The three subprojects share the same methodological concern: a decompartmentalised approach to the study of the three monotheistic religions, via a common object: preaching, Its objective is to establish a 'grammar' of preaching. In addition to the theoretical contributions that the study of preaching makes to the study of contemporary religion, PredicMO provides a forum for critical evaluation and methodological reflection.

Its outputs will be a theoretical contribution to the study of preaching, publications and social impact, PredicMO will result in the online publication of a dictionary of the words used in preaching, an online catalogue of its sources and a mapping of preachers' itineraries. The collaboration with the Mucem will result into the integration of certain items from the research-collection into the museum's collections, as well as the development of a travelling exhibition.

27-29 March 2024, Mucem, Marseille: ANR PredicMO launch conference, "Les grammaires de la prédication. Lexique, cartographie, mise en scène (Moyen-Orient, XIXe-XXIe siècles)" / International Conference 'Grammars of Preaching: lexis, mapping, staging (Middle East, 19th-21st centuries)'. In partnership with Ifpo (Institut français du Proche-Orient), Mucem and the École française de Rome.

14 May 2024, 2pm-4pm, CET, MMSH, Aix-en-Provence and Online: first session of the 2024-2025 monthly seminar 'Collecting for mapping and for the establishment of the dictionary of preaching'.

26 June 2024, 2pm-4pm, CET, MMSH, Aix-en-Provence and Online: second session of the 2024-2025 monthly seminar "Collecting surveys and shared tools".

24 September 2024, 1:30 p.m.-3:30 p.m., MMSH media library, Seurat room, Aix-en-Provence and Online. For this third session of its monthly seminar, PredicMo welcomes Matthew Kuiper, historian of Islam and specialist in da’wa. His presentation entitled “Preaching in context: Multidisciplinary and connected approaches” will analyze the different mechanisms by which Islam became a global religion, highlighting the emergence of modern missionary movements.

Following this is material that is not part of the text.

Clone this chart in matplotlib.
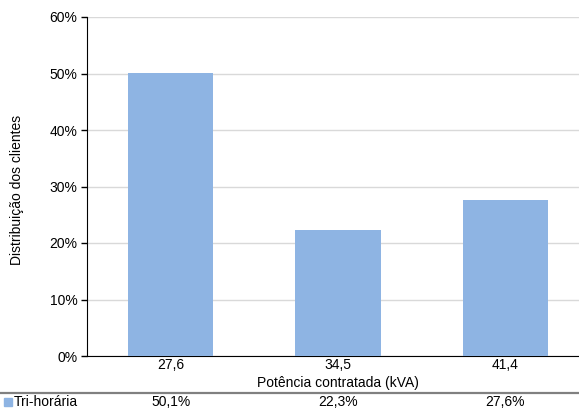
import matplotlib.pyplot as plt
import matplotlib.ticker as ticker
import numpy as np

plt.rcParams['font.family'] = ['Liberation Sans', 'DejaVu Sans']

# data
categorias = ['27,6', '34,5', '41,4']
serie_nome = 'Tri-horária'
valores = [50.1, 22.3, 27.6]
tabela = ['50,1%', '22,3%', '27,6%']

cor = '#8EB4E3'
W, H = 579, 408
fs = 10

fig = plt.figure(figsize=(W / 100, H / 100), dpi=100)
# axes box in pixel coords (plot area runs past the right edge)
x0, x1, y0, y1 = 87, 589, 356, 17
ax = fig.add_axes([x0 / W, 1 - y0 / H, (x1 - x0) / W, (y0 - y1) / H])

x = np.arange(len(categorias))
ax.bar(x, valores, width=0.51, color=cor, zorder=3)

ax.set_xlim(-0.5, len(categorias) - 0.5)
ax.set_ylim(0, 60)
ax.yaxis.set_major_locator(ticker.MultipleLocator(10))
ax.yaxis.set_major_formatter(ticker.FuncFormatter(lambda v, p: f'{v:.0f}%'))
ax.grid(axis='y', color='#D9D9D9', linewidth=1, zorder=0)

ax.set_xticks(x)
ax.set_xticklabels(categorias)
ax.tick_params(axis='x', length=0, pad=1.5, labelsize=fs)
ax.tick_params(axis='y', length=4, width=1, pad=3, labelsize=fs, color='black')

for s in ['top', 'right']:
    ax.spines[s].set_visible(False)
ax.spines['left'].set_color('black')
ax.spines['bottom'].set_color('black')

fig.text(338 / W, 1 - 383 / H, 'Potência contratada (kVA)', ha='center', va='center', fontsize=fs)
fig.text(17 / W, 1 - 190 / H, 'Distribuição dos clientes', rotation=90,
         ha='center', va='center', fontsize=fs)

# data table below the chart
fig.add_artist(plt.Line2D([0, 1], [1 - 393 / H, 1 - 393 / H],
                          transform=fig.transFigure, color='#808080', linewidth=1.6))
ty = 1 - 402 / H
fig.patches.append(plt.Rectangle((4 / W, ty - 4 / H), 8 / W, 8 / H,
                                 transform=fig.transFigure, color=cor))
fig.text(14 / W, ty, serie_nome, ha='left', va='center', fontsize=fs)
for i, t in enumerate(tabela):
    px = ax.transData.transform((x[i], 0))[0]
    fig.text(px / W, ty, t, ha='center', va='center', fontsize=fs)

fig.savefig('out.png', dpi=100)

22 October 2024, 1pm-3pm, MMSH, Aix-en-Provence and Online. "Mapping Preaching and Preachers: challenges, tools and potential visual output". The session will look at the phenomenon of mapping preaching and preachers, its goals, the methodological challenges of collecting data and the potential visual tools for translating these cartographic phenomena. It will welcome (online) Pim van Bree (Digital Humanities, Lab1100, The Hague) and Geert Kessels (Historian, Lab1100, The Hague), and will present the various potential visual translations for different settings.